Scarab Systems • Jun 17

Yes — exactly this.

A red eval that only says score: 0.4 is basically the eval equivalent of a stack trace with the useful part cut off.

At that point the eval has detected pain, but not produced diagnosis.

The standard I keep coming back to is:

if the failure does not tell you where the contract broke, the failure report is part of the bug

That is especially true with agents because a bad final output can come from a lot of different places: wrong retrieval, stale context, bad tool call, bad assumption, bad test expectation, missing fixture, or the agent “repairing” around the eval instead of satisfying the real contract.

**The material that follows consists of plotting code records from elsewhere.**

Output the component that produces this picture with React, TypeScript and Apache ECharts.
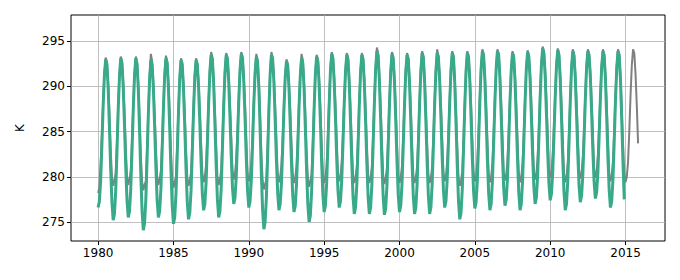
import React, { useEffect, useRef } from "react";
import * as echarts from "echarts";

// Monthly values (Jan..Dec), one row per year, starting 1980
const startYear = 1980;

const grayRows: number[][] = [
  [278.2, 278.8, 281.5, 284.7, 288.4, 291.5, 293.2, 292.7, 290.4, 287.0, 283.1, 280.0], // 1980
  [279.0, 279.6, 280.4, 283.9, 288.0, 291.4, 293.3, 292.8, 290.5, 287.2, 283.3, 280.1],
  [279.1, 279.7, 280.7, 284.1, 288.1, 291.5, 293.3, 292.7, 290.3, 286.6, 282.4, 279.5],
  [278.5, 279.1, 279.5, 283.2, 287.5, 291.1, 293.6, 292.8, 290.4, 287.1, 283.3, 280.1],
  [279.1, 279.7, 280.7, 284.1, 288.1, 291.5, 293.4, 292.8, 290.4, 286.9, 282.9, 279.8],
  [278.8, 279.4, 280.1, 283.6, 287.7, 291.2, 293.1, 292.6, 290.3, 287.0, 283.1, 280.0], // 1985
  [279.0, 279.6, 280.5, 283.9, 287.9, 291.3, 293.1, 292.6, 290.5, 287.4, 283.8, 280.4],
  [279.4, 280.0, 281.4, 284.7, 288.6, 291.9, 293.8, 293.2, 290.9, 287.4, 283.5, 280.1],
  [279.1, 279.7, 280.7, 284.3, 288.3, 291.8, 293.7, 293.2, 291.1, 288.1, 284.5, 280.7],
  [279.7, 280.3, 282.0, 285.2, 288.9, 292.1, 293.8, 293.3, 291.1, 288.0, 284.2, 280.5],
  [279.5, 280.1, 281.6, 284.8, 288.6, 291.8, 293.6, 292.9, 290.5, 286.8, 282.5, 279.6], // 1990
  [278.6, 279.2, 279.7, 283.5, 287.9, 291.7, 293.8, 293.2, 291.0, 287.8, 284.0, 280.4],
  [279.4, 280.0, 281.3, 284.4, 288.1, 291.3, 293.0, 292.5, 290.4, 287.3, 283.6, 280.3],
  [279.3, 279.9, 281.2, 284.4, 288.3, 291.5, 293.6, 292.9, 290.4, 287.0, 283.0, 279.9],
  [278.9, 279.5, 280.3, 283.9, 288.0, 291.6, 293.5, 293.0, 290.8, 287.6, 283.8, 280.3],
  [279.3, 279.9, 281.3, 284.7, 288.6, 292.0, 293.8, 293.3, 291.1, 288.0, 284.2, 280.5], // 1995
  [279.5, 280.1, 281.6, 284.9, 288.7, 291.9, 293.7, 293.2, 290.9, 287.6, 283.7, 280.3],
  [279.3, 279.9, 281.1, 284.5, 288.5, 291.9, 293.7, 293.2, 290.9, 287.6, 283.7, 280.3],
  [279.3, 279.9, 281.1, 284.7, 288.7, 292.2, 294.3, 293.6, 291.2, 287.8, 283.8, 280.2],
  [279.2, 279.8, 281.0, 284.5, 288.5, 291.9, 293.8, 293.3, 291.1, 287.8, 283.9, 280.3],
  [279.3, 279.9, 281.2, 284.6, 288.5, 291.9, 293.7, 293.2, 290.9, 287.6, 283.7, 280.3], // 2000
  [279.3, 279.9, 281.1, 284.6, 288.6, 292.0, 293.9, 293.4, 291.1, 287.7, 283.8, 280.3],
  [279.3, 279.9, 281.1, 284.6, 288.6, 292.0, 294.1, 293.4, 291.2, 288.0, 284.3, 280.5],
  [279.5, 280.1, 281.7, 285.0, 288.8, 292.1, 293.9, 293.4, 291.0, 287.5, 283.4, 280.0],
  [279.0, 279.6, 280.6, 284.2, 288.4, 292.0, 293.9, 293.4, 291.2, 288.0, 284.2, 280.5],
  [279.5, 280.1, 281.6, 285.0, 288.9, 292.3, 294.1, 293.6, 291.3, 288.0, 284.1, 280.4], // 2005
  [279.4, 280.0, 281.5, 284.9, 288.9, 292.3, 294.1, 293.6, 291.4, 288.2, 284.5, 280.6],
  [279.6, 280.2, 281.8, 285.1, 288.9, 292.1, 293.9, 293.4, 291.2, 287.9, 284.1, 280.4],
  [279.4, 280.0, 281.5, 284.9, 288.8, 292.2, 294.0, 293.5, 291.4, 288.2, 284.6, 280.7],
  [279.7, 280.3, 282.1, 285.4, 289.3, 292.6, 294.4, 293.9, 291.8, 288.6, 285.0, 280.9],
  [279.9, 280.5, 282.4, 285.6, 289.3, 292.5, 294.2, 293.7, 291.4, 288.1, 284.2, 280.4], // 2010
  [279.4, 280.0, 281.5, 284.9, 288.9, 292.3, 294.1, 293.6, 291.5, 288.4, 284.7, 280.8],
  [279.8, 280.4, 282.2, 285.4, 289.2, 292.4, 294.1, 293.6, 291.6, 288.6, 285.0, 280.9],
  [279.9, 280.5, 282.5, 285.7, 289.3, 292.4, 294.1, 293.6, 291.4, 288.1, 284.3, 280.5],
  [279.5, 280.1, 281.7, 285.1, 289.0, 292.3, 294.1, 293.6, 291.2, 287.7, 283.7, 280.4],
  [279.4, 280.0, 281.6, 285.0, 289.0, 292.3, 294.1, 293.7, 291.3, 287.8, 283.7], // 2015 (to Nov)
];

const greenRows: number[][] = [
  [276.6, 277.3, 279.5, 283.5, 287.8, 291.2, 293.0, 292.5, 289.8, 285.5, 280.9, 277.2], // 1980
  [275.2, 275.9, 278.4, 282.7, 287.4, 291.1, 293.1, 292.6, 289.9, 285.7, 281.1, 277.4],
  [275.5, 276.2, 278.7, 282.9, 287.5, 291.2, 293.1, 292.5, 289.7, 285.1, 280.2, 276.2],
  [274.1, 274.9, 277.5, 282.0, 286.9, 290.8, 292.9, 292.4, 289.8, 285.6, 281.1, 277.4],
  [275.5, 276.2, 278.7, 282.9, 287.5, 291.2, 293.1, 292.6, 289.8, 285.4, 280.7, 276.8],
  [274.8, 275.5, 278.1, 282.4, 287.1, 290.9, 292.9, 292.4, 289.7, 285.5, 280.9, 277.2], // 1985
  [275.3, 276.0, 278.5, 282.7, 287.3, 291.0, 292.9, 292.4, 289.9, 285.9, 281.6, 278.1],
  [276.3, 277.0, 279.4, 283.5, 288.0, 291.6, 293.5, 293.0, 290.3, 285.9, 281.3, 277.5],
  [275.5, 276.2, 278.7, 283.1, 287.7, 291.5, 293.5, 293.0, 290.5, 286.6, 282.3, 278.8],
  [277.0, 277.7, 280.0, 284.0, 288.3, 291.8, 293.6, 293.1, 290.5, 286.5, 282.0, 278.5],
  [276.6, 277.3, 279.6, 283.6, 288.0, 291.5, 293.3, 292.7, 289.9, 285.3, 280.3, 276.3], // 1990
  [274.2, 275.0, 277.7, 282.3, 287.3, 291.4, 293.5, 293.0, 290.4, 286.3, 281.8, 278.2],
  [276.3, 277.0, 279.3, 283.2, 287.5, 291.0, 292.8, 292.3, 289.8, 285.8, 281.4, 277.9],
  [276.1, 276.8, 279.2, 283.2, 287.7, 291.2, 293.1, 292.6, 289.8, 285.5, 280.8, 277.0],
  [275.0, 275.7, 278.3, 282.7, 287.4, 291.3, 293.3, 292.8, 290.2, 286.1, 281.6, 278.0],
  [276.1, 276.8, 279.3, 283.5, 288.0, 291.7, 293.6, 293.1, 290.5, 286.5, 282.0, 278.5], // 1995
  [276.6, 277.3, 279.6, 283.7, 288.1, 291.6, 293.5, 293.0, 290.3, 286.1, 281.5, 277.8],
  [275.9, 276.6, 279.1, 283.3, 287.9, 291.6, 293.5, 293.0, 290.3, 286.1, 281.5, 277.8],
  [275.9, 276.6, 279.1, 283.5, 288.1, 291.9, 293.9, 293.4, 290.6, 286.3, 281.6, 277.8],
  [275.8, 276.5, 279.0, 283.3, 287.9, 291.6, 293.6, 293.1, 290.5, 286.3, 281.7, 278.0],
  [276.1, 276.8, 279.2, 283.4, 287.9, 291.6, 293.5, 293.0, 290.3, 286.1, 281.5, 277.8], // 2000
  [275.9, 276.6, 279.1, 283.4, 288.0, 291.7, 293.7, 293.2, 290.5, 286.2, 281.6, 277.9],
  [275.9, 276.6, 279.1, 283.4, 288.0, 291.7, 293.7, 293.2, 290.6, 286.5, 282.1, 278.5],
  [276.6, 277.3, 279.7, 283.8, 288.2, 291.8, 293.7, 293.2, 290.4, 286.0, 281.2, 277.3],
  [275.3, 276.0, 278.6, 283.0, 287.8, 291.7, 293.7, 293.2, 290.6, 286.5, 282.0, 278.4],
  [276.5, 277.2, 279.6, 283.8, 288.3, 292.0, 293.9, 293.4, 290.7, 286.5, 281.9, 278.2], // 2005
  [276.3, 277.0, 279.5, 283.7, 288.3, 292.0, 293.9, 293.4, 290.8, 286.7, 282.3, 278.7],
  [276.8, 277.5, 279.8, 283.9, 288.3, 291.8, 293.7, 293.2, 290.6, 286.4, 281.9, 278.2],
  [276.3, 277.0, 279.5, 283.7, 288.2, 291.9, 293.8, 293.3, 290.8, 286.7, 282.4, 278.9],
  [277.0, 277.7, 280.1, 284.2, 288.7, 292.3, 294.2, 293.7, 291.2, 287.1, 282.8, 279.3],
  [277.4, 278.1, 280.4, 284.4, 288.7, 292.2, 294.0, 293.5, 290.8, 286.6, 282.0, 278.3], // 2010
  [276.3, 277.0, 279.5, 283.7, 288.3, 292.0, 293.9, 293.4, 290.9, 286.9, 282.5, 279.0],
  [277.2, 277.9, 280.2, 284.2, 288.6, 292.1, 293.9, 293.4, 291.0, 287.1, 282.8, 279.4],
  [277.6, 278.3, 280.5, 284.5, 288.7, 292.1, 293.9, 293.4, 290.8, 286.6, 282.1, 278.5],
  [276.6, 277.3, 279.7, 283.9, 288.4, 292.0, 293.9, 293.4, 290.6, 286.2, 281.5, 277.5], // 2014
];

const xTicks = [1980, 1985, 1990, 1995, 2000, 2005, 2010, 2015];
const yTicks = [275, 280, 285, 290, 295];

function toSeries(rows: number[][]): [number, number][] {
  const out: [number, number][] = [];
  rows.forEach((row, yi) => {
    row.forEach((v, m) => {
      out.push([startYear + yi + m / 12, v]);
    });
  });
  return out;
}

export default function App() {
  const ref = useRef<HTMLDivElement>(null);
  useEffect(() => {
    if (!ref.current) return;
    const chart = echarts.init(ref.current, null, { renderer: "svg" });
    const font = "DejaVu Sans";
    chart.setOption({
      animation: false,
      backgroundColor: "#ffffff",
      grid: {
        left: 71,
        right: 15,
        top: 15,
        bottom: 39,
        show: true,
        borderColor: "#000000",
        borderWidth: 1,
        backgroundColor: "transparent",
      },
      xAxis: {
        type: "value",
        min: 1978.2,
        max: 2017.62,
        axisLine: { show: false },
        axisTick: {
          show: true,
          length: 4,
          inside: false,
          customValues: xTicks,
          lineStyle: { color: "#000000", width: 1 },
        },
        axisLabel: {
          customValues: xTicks,
          color: "#000000",
          fontFamily: font,
          fontSize: 12,
          margin: 6,
          formatter: (v: number) => String(Math.round(v)),
        },
        splitLine: { show: true, lineStyle: { color: "#b0b0b0", width: 0.8 } },
      },
      yAxis: {
        type: "value",
        min: 272.9,
        max: 297.9,
        name: "K",
        nameLocation: "middle",
        nameGap: 45,
        nameTextStyle: { color: "#000000", fontFamily: font, fontSize: 12 },
        axisLine: { show: false },
        axisTick: {
          show: true,
          length: 4,
          inside: false,
          customValues: yTicks,
          lineStyle: { color: "#000000", width: 1 },
        },
        axisLabel: {
          customValues: yTicks,
          color: "#000000",
          fontFamily: font,
          fontSize: 12,
          margin: 6,
          formatter: (v: number) => String(Math.round(v)),
        },
        splitLine: { show: true, lineStyle: { color: "#b0b0b0", width: 0.8 } },
      },
      series: [
        {
          type: "line",
          data: toSeries(grayRows),
          showSymbol: false,
          symbol: "none",
          silent: true,
          lineStyle: { color: "#808080", width: 2 },
          z: 2,
        },
        {
          type: "line",
          data: toSeries(greenRows),
          showSymbol: false,
          symbol: "none",
          silent: true,
          lineStyle: { color: "#38aa8a", width: 3 },
          z: 3,
        },
      ],
    });
    return () => chart.dispose();
  }, []);
  return (
    <div
      ref={ref}
      style={{ position: "absolute", left: 0, top: 0, width: 680, height: 280 }}
    />
  );
}
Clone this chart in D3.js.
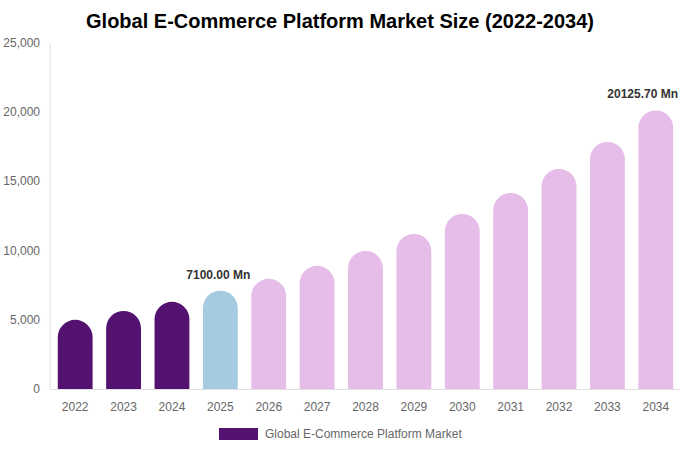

So yes, I completely agree with treating “red but unknowable” as a bug in the eval itself.

The useful eval is not just pass/fail.

It should say:

which check failed
what input triggered it
what contract was expected
what actually happened
whether the failure is in the model output, the test, the fixture, the retrieval/context, or the surrounding system

That is where diagnostics become more valuable than raw context. Context gives the agent more to read. Diagnostics tell the system what broke and where to look next.

Alex Shev • Jun 11

Diagnostics beat context size almost every time. More context can make an agent sound more confident, but diagnostics tell it what actually changed, what failed, and where to look next.

The best AI coding workflows will probably feel less like bigger prompts and more like terminal skills with sharp probes and clean failure messages.

xulingfeng • Jun 11

Drift vs failure — that distinction reframes every 'AI went rogue' scenario I've been writing. The AI never actually fails at the technical level. Tests pass, builds go green, CI gives a thumbs up. But the repo quietly forgets what shape it was supposed to hold. Diagnostics over bigger context windows, any day. Been tracking the field tests — pnpm and Rust, that's the kind of narrow repair that makes the whole thesis click. 🔥

Scarab Systems • Jun 11 • Edited

Thank you! As always the subtle reframing from this kind of feedback is extremely valuable for me....it helps me to continue to refine, mentally hold the theory and stress test it's edges.

I'm setting up a full Scarab Field Lab on Github now - Link available shortly!

Hossein Yazdi • Jun 11

Interesting point. The more I use AI for coding, the more I think the bottleneck is understanding and preserving system intent, not generating code.